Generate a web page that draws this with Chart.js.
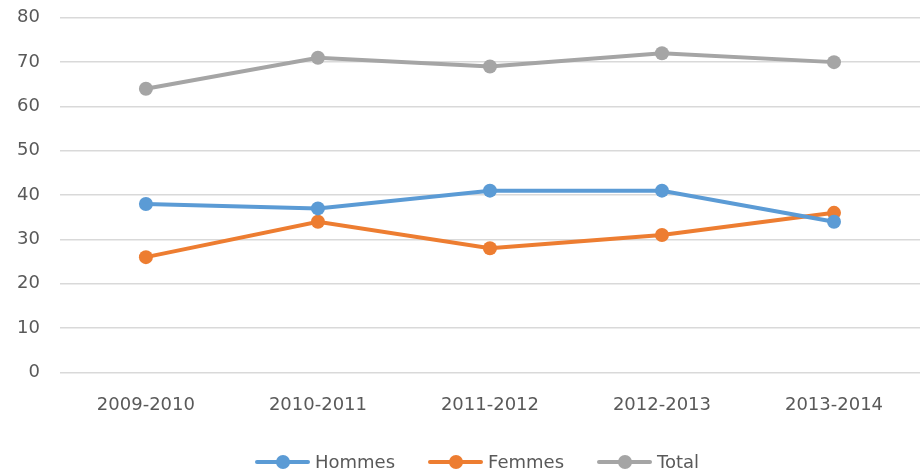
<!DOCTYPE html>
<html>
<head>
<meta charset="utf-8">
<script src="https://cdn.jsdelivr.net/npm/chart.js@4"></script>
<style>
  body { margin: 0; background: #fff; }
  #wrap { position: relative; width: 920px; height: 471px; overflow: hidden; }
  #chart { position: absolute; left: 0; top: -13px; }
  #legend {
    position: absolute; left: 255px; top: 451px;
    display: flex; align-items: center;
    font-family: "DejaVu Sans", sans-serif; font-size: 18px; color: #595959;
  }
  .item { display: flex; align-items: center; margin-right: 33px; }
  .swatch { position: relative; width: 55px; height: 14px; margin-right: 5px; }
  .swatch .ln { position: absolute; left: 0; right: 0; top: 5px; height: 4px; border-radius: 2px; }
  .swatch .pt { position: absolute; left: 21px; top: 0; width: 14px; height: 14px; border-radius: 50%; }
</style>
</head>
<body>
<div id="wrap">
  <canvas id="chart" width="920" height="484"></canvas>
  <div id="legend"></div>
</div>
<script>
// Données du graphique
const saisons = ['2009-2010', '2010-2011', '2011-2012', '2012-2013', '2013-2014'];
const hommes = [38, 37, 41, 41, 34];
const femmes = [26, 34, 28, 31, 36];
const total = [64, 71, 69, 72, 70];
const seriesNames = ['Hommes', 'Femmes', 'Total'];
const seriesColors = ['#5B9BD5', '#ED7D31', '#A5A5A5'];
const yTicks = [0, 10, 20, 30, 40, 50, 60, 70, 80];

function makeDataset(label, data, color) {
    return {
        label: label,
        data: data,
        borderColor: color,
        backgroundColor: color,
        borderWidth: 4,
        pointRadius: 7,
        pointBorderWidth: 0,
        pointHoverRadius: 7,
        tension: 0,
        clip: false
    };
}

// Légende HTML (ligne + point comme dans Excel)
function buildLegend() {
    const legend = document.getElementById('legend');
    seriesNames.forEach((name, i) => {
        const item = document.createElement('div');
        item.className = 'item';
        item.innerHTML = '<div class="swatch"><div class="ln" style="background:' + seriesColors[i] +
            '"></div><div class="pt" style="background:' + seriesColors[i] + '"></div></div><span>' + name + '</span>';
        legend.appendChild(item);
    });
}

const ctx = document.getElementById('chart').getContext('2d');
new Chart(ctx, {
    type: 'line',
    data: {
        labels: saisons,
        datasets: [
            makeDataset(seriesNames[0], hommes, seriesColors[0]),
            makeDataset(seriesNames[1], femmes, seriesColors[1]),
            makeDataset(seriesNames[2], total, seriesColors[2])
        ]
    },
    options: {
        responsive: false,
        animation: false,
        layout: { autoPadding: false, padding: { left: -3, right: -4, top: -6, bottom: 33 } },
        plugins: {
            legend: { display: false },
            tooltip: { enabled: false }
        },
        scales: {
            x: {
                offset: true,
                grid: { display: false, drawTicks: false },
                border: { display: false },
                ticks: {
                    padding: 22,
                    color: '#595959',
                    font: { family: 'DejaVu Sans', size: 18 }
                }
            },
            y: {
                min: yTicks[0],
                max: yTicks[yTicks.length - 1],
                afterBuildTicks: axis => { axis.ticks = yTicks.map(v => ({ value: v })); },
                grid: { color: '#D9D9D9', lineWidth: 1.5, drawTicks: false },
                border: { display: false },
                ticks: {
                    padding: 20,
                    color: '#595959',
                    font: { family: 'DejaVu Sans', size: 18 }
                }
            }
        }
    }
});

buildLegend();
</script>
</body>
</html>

Set task =
Omit every picture, then reproduce the rest of the listing exactly.

Result for this task =
Generate a web page that draws this with Chart.js.
<!DOCTYPE html>
<html>
<head>
<meta charset="utf-8">
<script src="https://cdn.jsdelivr.net/npm/chart.js@4"></script>
<style>
  body { margin: 0; background: #fff; }
  #wrap { position: relative; width: 920px; height: 471px; overflow: hidden; }
  #chart { position: absolute; left: 0; top: -13px; }
  #legend {
    position: absolute; left: 255px; top: 451px;
    display: flex; align-items: center;
    font-family: "DejaVu Sans", sans-serif; font-size: 18px; color: #595959;
  }
  .item { display: flex; align-items: center; margin-right: 33px; }
  .swatch { position: relative; width: 55px; height: 14px; margin-right: 5px; }
  .swatch .ln { position: absolute; left: 0; right: 0; top: 5px; height: 4px; border-radius: 2px; }
  .swatch .pt { position: absolute; left: 21px; top: 0; width: 14px; height: 14px; border-radius: 50%; }
</style>
</head>
<body>
<div id="wrap">
  <canvas id="chart" width="920" height="484"></canvas>
  <div id="legend"></div>
</div>
<script>
// Données du graphique
const saisons = ['2009-2010', '2010-2011', '2011-2012', '2012-2013', '2013-2014'];
const hommes = [38, 37, 41, 41, 34];
const femmes = [26, 34, 28, 31, 36];
const total = [64, 71, 69, 72, 70];
const seriesNames = ['Hommes', 'Femmes', 'Total'];
const seriesColors = ['#5B9BD5', '#ED7D31', '#A5A5A5'];
const yTicks = [0, 10, 20, 30, 40, 50, 60, 70, 80];

function makeDataset(label, data, color) {
    return {
        label: label,
        data: data,
        borderColor: color,
        backgroundColor: color,
        borderWidth: 4,
        pointRadius: 7,
        pointBorderWidth: 0,
        pointHoverRadius: 7,
        tension: 0,
        clip: false
    };
}

// Légende HTML (ligne + point comme dans Excel)
function buildLegend() {
    const legend = document.getElementById('legend');
    seriesNames.forEach((name, i) => {
        const item = document.createElement('div');
        item.className = 'item';
        item.innerHTML = '<div class="swatch"><div class="ln" style="background:' + seriesColors[i] +
            '"></div><div class="pt" style="background:' + seriesColors[i] + '"></div></div><span>' + name + '</span>';
        legend.appendChild(item);
    });
}

const ctx = document.getElementById('chart').getContext('2d');
new Chart(ctx, {
    type: 'line',
    data: {
        labels: saisons,
        datasets: [
            makeDataset(seriesNames[0], hommes, seriesColors[0]),
            makeDataset(seriesNames[1], femmes, seriesColors[1]),
            makeDataset(seriesNames[2], total, seriesColors[2])
        ]
    },
    options: {
        responsive: false,
        animation: false,
        layout: { autoPadding: false, padding: { left: -3, right: -4, top: -6, bottom: 33 } },
        plugins: {
            legend: { display: false },
            tooltip: { enabled: false }
        },
        scales: {
            x: {
                offset: true,
                grid: { display: false, drawTicks: false },
                border: { display: false },
                ticks: {
                    padding: 22,
                    color: '#595959',
                    font: { family: 'DejaVu Sans', size: 18 }
                }
            },
            y: {
                min: yTicks[0],
                max: yTicks[yTicks.length - 1],
                afterBuildTicks: axis => { axis.ticks = yTicks.map(v => ({ value: v })); },
                grid: { color: '#D9D9D9', lineWidth: 1.5, drawTicks: false },
                border: { display: false },
                ticks: {
                    padding: 20,
                    color: '#595959',
                    font: { family: 'DejaVu Sans', size: 18 }
                }
            }
        }
    }
});

buildLegend();
</script>
</body>
</html>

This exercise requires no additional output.